Summary and Exam Tips for Positive and Negative Externalities - Market Failure
Positive and Negative Externalities - Market Failure is a subtopic of Markets in Action, which falls under the subject Economics in the Edexcel International A Levels curriculum. This topic explores how externalities, both positive and negative, lead to market failure by affecting third parties who are not directly involved in the economic transaction.
- Private Benefits are gains received by producers or consumers directly involved in a transaction, while External Benefits are advantages experienced by third parties. The sum of these is the Social Benefit.
- Private Costs are expenses borne by those directly involved, whereas External Costs affect third parties.
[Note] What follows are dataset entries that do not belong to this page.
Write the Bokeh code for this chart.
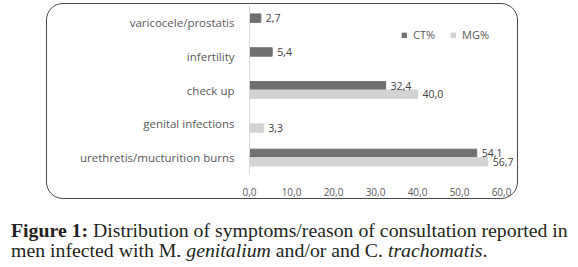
from bokeh.plotting import figure
from bokeh.models import (FactorRange, Range1d, ColumnDataSource, Legend, LegendItem,
                          FixedTicker, Div, CustomJSTickFormatter)
from bokeh.transform import dodge
from bokeh.layouts import column
from bokeh.embed import file_html
from bokeh.resources import INLINE
from bokeh.core.properties import value

categories = ["varicocele/prostatis", "infertility", "check up",
              "genital infections", "urethretis/mucturition burns"]
ct_values = [2.7, 5.4, 32.4, None, 54.1]
mg_values = [None, None, 40.0, 3.3, 56.7]
x_ticks = [0, 10, 20, 30, 40, 50, 60]
series_names = ["CT%", "MG%"]

CT_COLOR = "#707070"
MG_COLOR = "#d3d3d3"
LABEL_FONT = "Open Sans"


def fmt(v):
    return f"{v:.1f}".replace(".", ",")


def make_source(vals):
    cats = [c for c, v in zip(categories, vals) if v is not None]
    vs = [v for v in vals if v is not None]
    return ColumnDataSource(dict(cat=cats, val=vs, lab=[fmt(v) for v in vs]))


ct_src = make_source(ct_values)
mg_src = make_source(mg_values)

p = figure(width=470, height=194, output_backend="svg", toolbar_location=None,
           y_range=FactorRange(factors=list(reversed(categories))),
           x_range=Range1d(0, 63.8),
           min_border_left=202, min_border_right=0, min_border_top=1,
           min_border_bottom=20)
p.margin = (4, 0, 0, 47)
# rounded frame drawn around the chart (outline takes no layout space)
p.styles = {"outline": "1px solid #4a4a4a", "border-radius": "16px"}
p.outline_line_color = None
p.grid.grid_line_color = None
p.background_fill_color = None
p.border_fill_color = None

ct_r = p.hbar(y=dodge("cat", 0.125, range=p.y_range), right="val", left=0, height=0.25,
              source=ct_src, color=CT_COLOR)
mg_r = p.hbar(y=dodge("cat", -0.125, range=p.y_range), right="val", left=0, height=0.25,
              source=mg_src, color=MG_COLOR)

for src, off in ((ct_src, 0.125), (mg_src, -0.125)):
    p.text(x="val", y=dodge("cat", off, range=p.y_range), text="lab", source=src,
           x_offset=5, text_baseline="middle", text_align="left",
           text_font=value(LABEL_FONT), text_font_size="10.5px", text_color="#404040")

# axes
p.xaxis.ticker = FixedTicker(ticks=x_ticks)
p.xaxis.formatter = CustomJSTickFormatter(code="return tick.toFixed(1).replace('.', ',');")
p.xaxis.axis_line_color = None
p.xaxis.major_tick_line_color = None
p.xaxis.minor_tick_line_color = None
p.xaxis.major_label_standoff = 7
p.xaxis.major_label_text_font = LABEL_FONT
p.xaxis.major_label_text_font_size = "10px"
p.xaxis.major_label_text_color = "#595959"

p.yaxis.axis_line_color = "#d9d9d9"
p.yaxis.major_tick_line_color = None
p.yaxis.minor_tick_line_color = None
p.yaxis.major_label_standoff = 9
p.yaxis.major_label_text_font = LABEL_FONT
p.yaxis.major_label_text_font_size = "11.5px"
p.yaxis.major_label_text_color = "#595959"

legend = Legend(items=[LegendItem(label=series_names[0], renderers=[ct_r]),
                       LegendItem(label=series_names[1], renderers=[mg_r])],
                orientation="horizontal", location=(152, 132),
                glyph_width=6, glyph_height=6, label_standoff=6, spacing=15,
                label_text_font=LABEL_FONT, label_text_font_size="11px",
                label_text_color="#595959", border_line_color=None,
                background_fill_alpha=0, padding=0, margin=0)
p.add_layout(legend, "center")

caption = Div(text=("<b>Figure 1:</b> Distribution of symptoms/reason of consultation reported in<br>"
                    "men infected with M. <i>genitalium</i> and/or and C. <i>trachomatis</i>."),
              width=574, margin=(22, 0, 0, 11),
              styles={"font-family": "Liberation Serif", "font-size": "19.8px",
                      "line-height": "20px", "color": "#231f20", "white-space": "nowrap"})

layout = column(p, caption, margin=0, spacing=0)
open("out.html", "w").write(file_html(layout, INLINE))
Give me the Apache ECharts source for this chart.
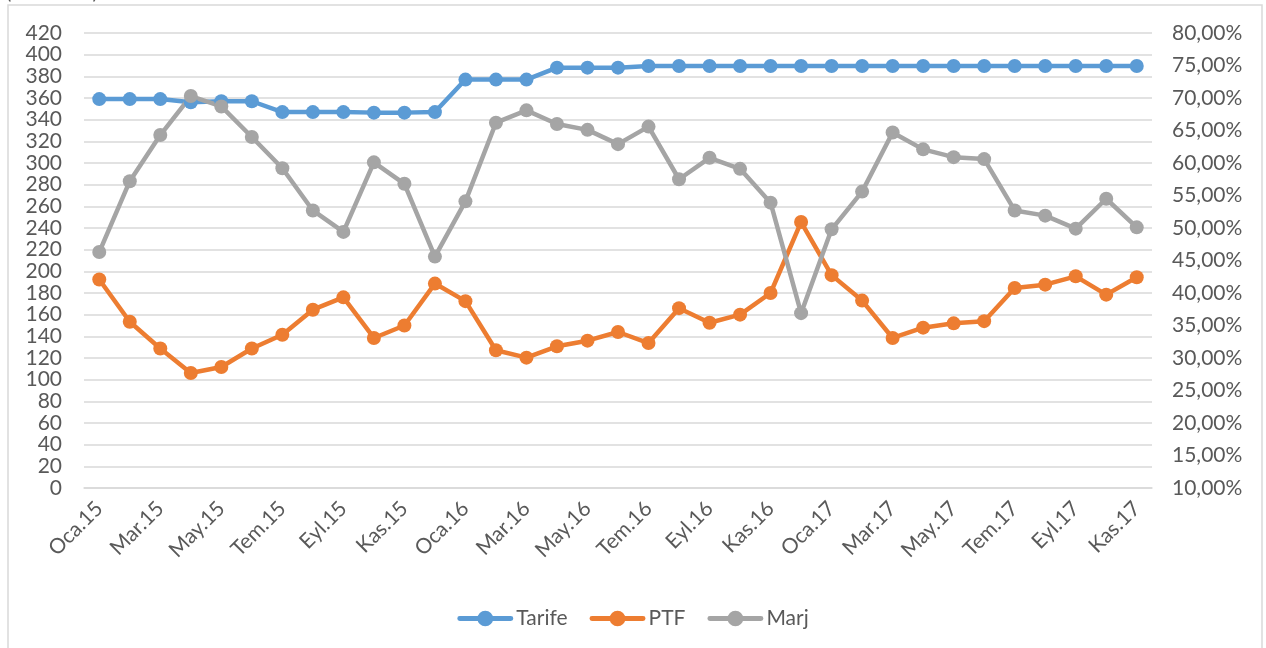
<!DOCTYPE html>
<html>
<head>
<meta charset="utf-8">
<script src="https://cdn.jsdelivr.net/npm/echarts@6/dist/echarts.min.js"></script>
<style>
html, body { margin: 0; padding: 0; background: #fff; }
#chart { width: 1266px; height: 648px; }
</style>
</head>
<body>
<div id="chart"></div>
<script>
// Aylar (Oca.15 - Kas.17)
const months = ['Oca', 'Şub', 'Mar', 'Nis', 'May', 'Haz', 'Tem', 'Ağu', 'Eyl', 'Eki', 'Kas', 'Ara']
const categories = []
for (const y of ['15', '16', '17']) {
    for (const m of months) categories.push(m + '.' + y)
}
categories.length = 35

// Tarife (TL/MWh)
const tarife = [359, 359, 359, 356, 357, 357, 347, 347, 347, 346.5, 346.5, 347,
    377, 377, 377, 388, 388, 388, 389.5, 389.5, 389.5, 389.5, 389.5, 389.5,
    389.5, 389.5, 389.5, 389.5, 389.5, 389.5, 389.5, 389.5, 389.5, 389.5, 389.5]

// PTF (TL/MWh)
const ptf = [192.5, 153.5, 128.8, 106.2, 111.7, 128.8, 141.5, 164.6, 176, 138.5, 150, 188.7,
    172.5, 127.1, 120.3, 130.8, 136, 144, 133.8, 166, 152.5, 160, 180, 245.5,
    196.5, 173, 138.5, 148, 152, 154, 184.6, 187.7, 195.4, 178.5, 194.5]

// Marj (%)
const marj = [46.3, 57.2, 64.3, 70.3, 68.7, 64.0, 59.2, 52.7, 49.4, 60.1, 56.8, 45.6,
    54.1, 66.2, 68.1, 66.0, 65.1, 62.9, 65.6, 57.5, 60.8, 59.1, 53.9, 36.9,
    49.8, 55.6, 64.7, 62.1, 60.9, 60.6, 52.7, 51.9, 49.9, 54.5, 50.1]

const textColor = '#595959'
const gridColor = '#d9d9d9'
const font = 'Lato, "Open Sans", sans-serif'

// ikon: kalın çizgi + daire (hepsi saat yönünde, boşluk kalmasın)
const legendIcon = 'path://M2,5.5 L54,5.5 A2.5,2.5 0 0 1 54,10.5 L2,10.5 A2.5,2.5 0 0 1 2,5.5 Z M20,8 A8,8 0 1 1 36,8 A8,8 0 1 1 20,8 Z'

const chart = echarts.init(document.getElementById('chart'))

const lineSeries = (name, data, color, axis) => ({
    name: name,
    type: 'line',
    data: data,
    yAxisIndex: axis,
    symbol: 'circle',
    symbolSize: 14,
    lineStyle: { color: color, width: 4.5 },
    itemStyle: { color: color },
    animation: false
})

chart.setOption({
    backgroundColor: '#fff',
    textStyle: { fontFamily: font },
    graphic: [
        {
            type: 'rect',
            shape: { x: 8, y: 5, width: 1254, height: 660 },
            style: { fill: 'none', stroke: '#d9d9d9', lineWidth: 1.5 },
            silent: true
        },
        {
            type: 'text',
            left: 6,
            top: -17,
            style: { text: '(TL/MWh)', fill: textColor, font: '20px ' + font }
        }
    ],
    grid: { left: 84, right: 114, top: 33, bottom: 160 },
    legend: {
        top: 603,
        left: 'center',
        icon: legendIcon,
        itemWidth: 56,
        itemHeight: 16,
        itemGap: 22,
        textStyle: { color: textColor, fontSize: 21, fontFamily: font, padding: [0, 0, 0, -2] },
        data: ['Tarife', 'PTF', 'Marj']
    },
    xAxis: {
        type: 'category',
        data: categories,
        boundaryGap: true,
        axisLine: { lineStyle: { color: gridColor, width: 1.5 } },
        axisTick: { interval: 1, length: 7, lineStyle: { color: gridColor, width: 1.5 } },
        axisLabel: { interval: 1, rotate: 45, color: textColor, fontSize: 21, margin: 17, fontFamily: font }
    },
    yAxis: [
        {
            type: 'value',
            min: 0,
            max: 420,
            interval: 20,
            axisLine: { show: false },
            axisTick: { show: false },
            splitLine: { lineStyle: { color: gridColor, width: 1.5 } },
            axisLabel: { color: textColor, fontSize: 21, margin: 22, fontFamily: font }
        },
        {
            type: 'value',
            min: 10,
            max: 80,
            interval: 5,
            position: 'right',
            axisLine: { show: false },
            axisTick: { show: false },
            splitLine: { show: false },
            axisLabel: {
                color: textColor,
                fontSize: 21,
                margin: 20,
                fontFamily: font,
                formatter: v => v.toFixed(2).replace('.', ',') + '%'
            }
        }
    ],
    series: [
        lineSeries('Tarife', tarife, '#5b9bd5', 0),
        lineSeries('PTF', ptf, '#ed7d31', 0),
        lineSeries('Marj', marj, '#a5a5a5', 1)
    ]
})
</script>
</body>
</html>
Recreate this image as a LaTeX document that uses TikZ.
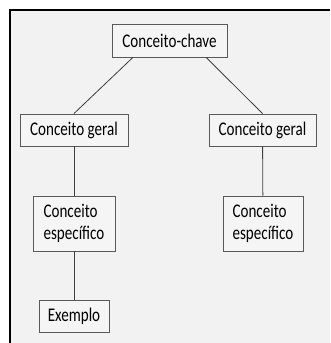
\documentclass[tikz,border=0pt]{standalone}
\usepackage{fontspec}
\setmainfont{Carlito}[FakeStretch=0.78]
\usepackage{tikz}

\begin{document}
\begin{tikzpicture}[x=0.03cm,y=-0.03cm,
		every node/.style={font=\fontsize{16.5}{19}\selectfont},
		caixa/.style={draw=black!65,fill=black!4,line width=0.8pt,inner sep=0pt,align=left},
		ligacao/.style={draw=black!75,line width=0.7pt}]
			\useasboundingbox (0,0) rectangle (330,343);
			\fill[black!5] (10,10) rectangle (330,343);
			\draw[line width=1pt] (10,343) -- (10,10) -- (330,10);
			\node[caixa,minimum width=3.45cm,minimum height=0.99cm] (chave) at (169.5,40.5) {Conceito-chave};
			\node[caixa,minimum width=3.24cm,minimum height=0.96cm] (geralA) at (74,130) {Conceito geral};
			\node[caixa,minimum width=3.21cm,minimum height=0.96cm] (geralB) at (262.5,130) {Conceito geral};
			\node[caixa,minimum width=2.46cm,minimum height=1.65cm] (especA) at (74,223.5) {Conceito\\específico};
			\node[caixa,minimum width=2.40cm,minimum height=1.65cm] (especB) at (263,223.5) {Conceito\\específico};
			\node[caixa,minimum width=2.10cm,minimum height=0.96cm] (exemplo) at (74,316) {Exemplo};
			\draw[ligacao] ([xshift=-1.1cm]chave.south) -- (geralA.north);
			\draw[ligacao] ([xshift=1.1cm]chave.south) -- (geralB.north);
			\draw[ligacao] (geralA) -- (especA);
			\draw[ligacao] (geralB) -- (especB);
			\draw[ligacao] (especA) -- (exemplo);
		\end{tikzpicture}
\end{document}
Together, they form the Social Cost.
- Positive Externalities occur when third parties benefit from production or consumption, such as education or vaccines, leading to under-consumption or under-production in the market.
- Negative Externalities arise when third parties suffer from production or consumption, like smoking or fast fashion, resulting in over-consumption or over-production.
- Diagrams using marginal analysis illustrate these concepts, showing divergences between market and social optima, highlighting welfare gains or losses.
Exam Tips
- Understand Key Distinctions: Be clear on the differences between private, external, and social benefits and costs. This is crucial for explaining market failures.
- Use Diagrams Effectively: Practice drawing and interpreting diagrams that show marginal private and social benefits and costs. Highlight areas of welfare loss or gain.
- Contextual Application: Be prepared to discuss externalities in various contexts such as transport, health, and environment. Real-world examples can strengthen your answers.
- Focus on Allocative Efficiency: Explain how achieving allocative efficiency can resolve market failures by aligning social and market optima.
- Engage with Examples: Use specific examples like the under-consumption of fruits or over-consumption of cigarettes to illustrate positive and negative externalities, respectively.